What your students should know about feedback
When it comes to feedback, we know that it is something our students want, and they want as much, and in as much detail, as we can give them. This desire for feedback shows a clear wish on our students’ part to engage with us and to improve their performance in order to be successful during their time at University. For us to ensure that we give our students as much useful feedback as possible, whilst acknowledging the constraints available to us to do so, we need to be open about the feedback we can and will provide and then deliver what we promise. WE need to relate the feedback we give to the important aspects of any piece of work, and discussing the feedback we give with our students helps them to understand what we mean by that feedback and helps us to understand how our feedback is received. In turn, this allows us to improve the feedback we give and in this way feedback really is a dialogue supporting improvement all round.
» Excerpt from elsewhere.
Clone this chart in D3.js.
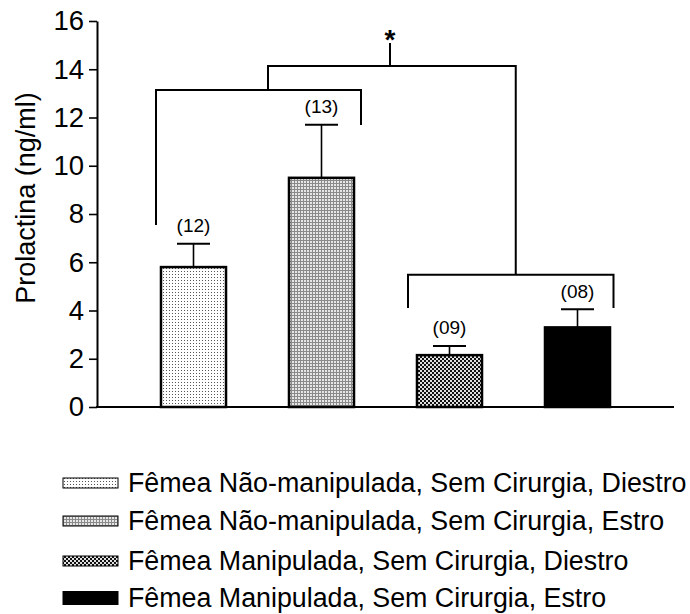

Relevant Toolkit sections:
Talking about feedback
You can discuss feedback with your students in many ways and in a number of contexts. Tutorials, lectures, labs and Moodle all provide opportunities for this. You could discuss not only what type of feedback you plan to give, but when you will provide it, and what the feedback will focus on. You could even discuss with your students what feedback they would like and what would be most useful for them. We would suggest that you do this in conjunction with the criteria you will mark the work against, so that your students understand what it is you are looking for in a piece of assessment and what it is that you particularly value in that work. You might consider asking your students to use the criteria to provide feedback to each other so that they really gain an understanding of what the criteria mean and what the markers will be looking for. You might even work with your students to identify the most important aspects of a piece of work, about which you will provide feedback, giving them some ownership of the feedback process.